Click to learn more about author Sanjay Vyas.
Many organizations are considering whether it’s the right time to shift from an on-premises data lake to a cloud data lake. From scalability issues to software incompatibility and security, on-premises data lakes haven’t delivered on the promise to give organizations fast and unfettered access to all their data from any source. Are cloud data lakes the answer?
For many organizations, the answer is yes. They’re frustrated by the complex environments, which require specialized skills, expensive consulting services, and time-consuming work-arounds to quickly and securely access the data they need. They’re impatient with high-latency data integration and slow response times for analytics. And many are eager to deploy artificial intelligence applications on an environment that can manage complicated deep learning algorithms.

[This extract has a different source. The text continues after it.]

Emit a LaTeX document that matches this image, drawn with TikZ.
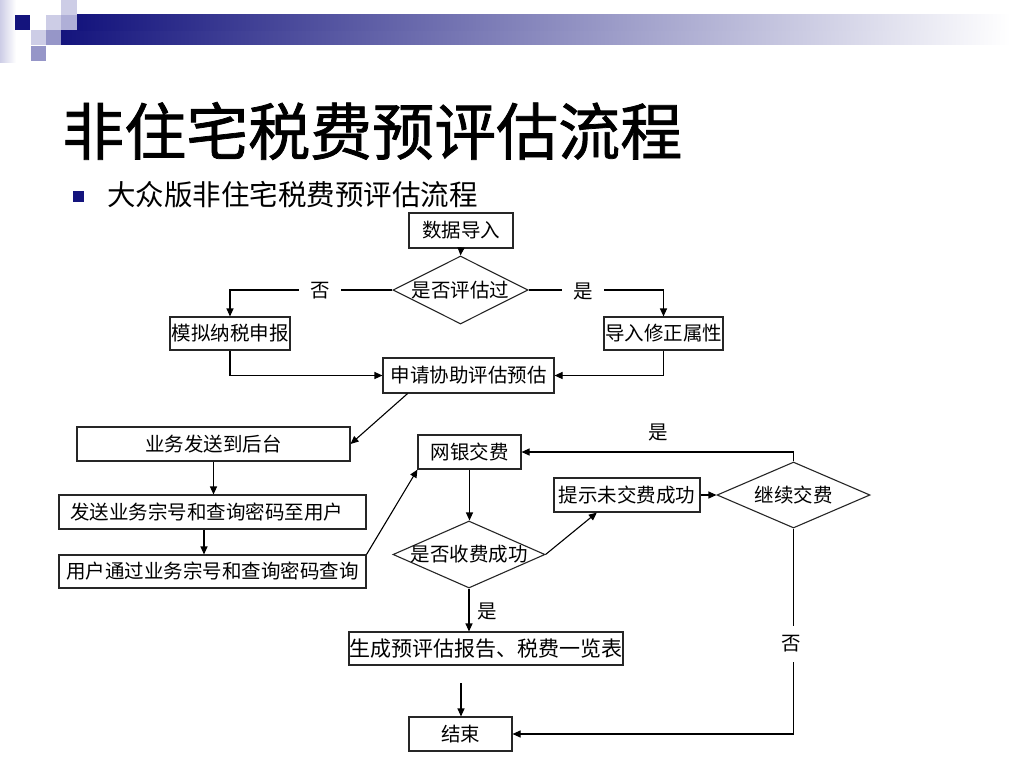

Few organizations that have invested in on-premises data lakes are interested in “lifting and shifting” their entire environment to the cloud at this point. But many are building cloud data lakes to manage data from emerging sources and move data strategically from on-premises systems. There are several benefits driving interest in cloud data lakes:
- Easier
to manage: Cloud data lakes are easier to manage for a variety
of reasons. The hardware infrastructure is managed by a public cloud vendor,
offloading the need to purchase and maintain additional hardware in the data
center. Meanwhile, they come with a cloud-native solution stack that integrates
more seamlessly with cloud data lakes. From data integration to data
visualization, tools are easier and faster to deploy and operate, requiring
less specialized skills and much less custom coding.
- Latest
technology: Cloud-based infrastructure and apps
always have the latest technology with maintenance and updates handled by the
technology provider with minimal, if any, down time to customers’
businesses.
- Lower
cost: The cost of managing data centers and adding
additional hardware to bring in new data sources or expand to new geographies
no longer makes sense. With the on-demand infrastructure of a cloud data lake,
organizations pay only for the resources they use, often paying monthly and by
the number or users, queries logged, or terabytes consumed. Costs become more
predictable and easier to control.
- More
scalable: Though on-premises data lakes are appreciated for
their ability to handle extremely large volumes of data, they require manual
effort to add and configure servers as data volumes grow. Cloud data lake
solutions allow organizations to increase and decrease capacity as business
needs fluctuate, without purchasing, operating, and maintaining hardware
internally. Scalability is further simplified with auto-scaling features that
automatically adjust resources to fit pre-determined parameters to keep
applications running within prescribed budgets.
- Faster
access to data: Much of the technology stack that
supports cloud data lakes is cloud-native, meaning it was designed to work
within a cloud infrastructure and to support the velocity, variety, and volume
of modern data. Therefore, they move and query the data much faster and more
accurately than traditional tools within on-premises data lakes.
- Built-in
security: Public cloud providers have taken data privacy and
security very seriously, implementing strict security credentials and complying
with mandatory regulations such as financial and health care statutes.
- Innovation: Moving
the data lake to the cloud frees up the IT organization and business analysts
to focus on adding value to the business. Rather than spend most of their time
on upkeep and maintenance or data ingestion and preparation, people can spend
time on innovation and analysis that drive business performance.
Stepping Up to the Cloud
Moving the data lake to the cloud is not a decision to take lightly. There are many other issues to consider, including the company culture surrounding data, the need for self-service data access, and your unique needs for data protection.
The good news is that it isn’t an all-or-nothing approach. Many organizations are moving their data lakes to the cloud in phases, building a modern architecture that includes a blend of hybrid, full-cloud, and multi-cloud capabilities.
Whatever the approach, the cloud has become an undeniable influence over the ways we manage data today. The benefits offered by a cloud-based data lake are too many and too powerful to deny.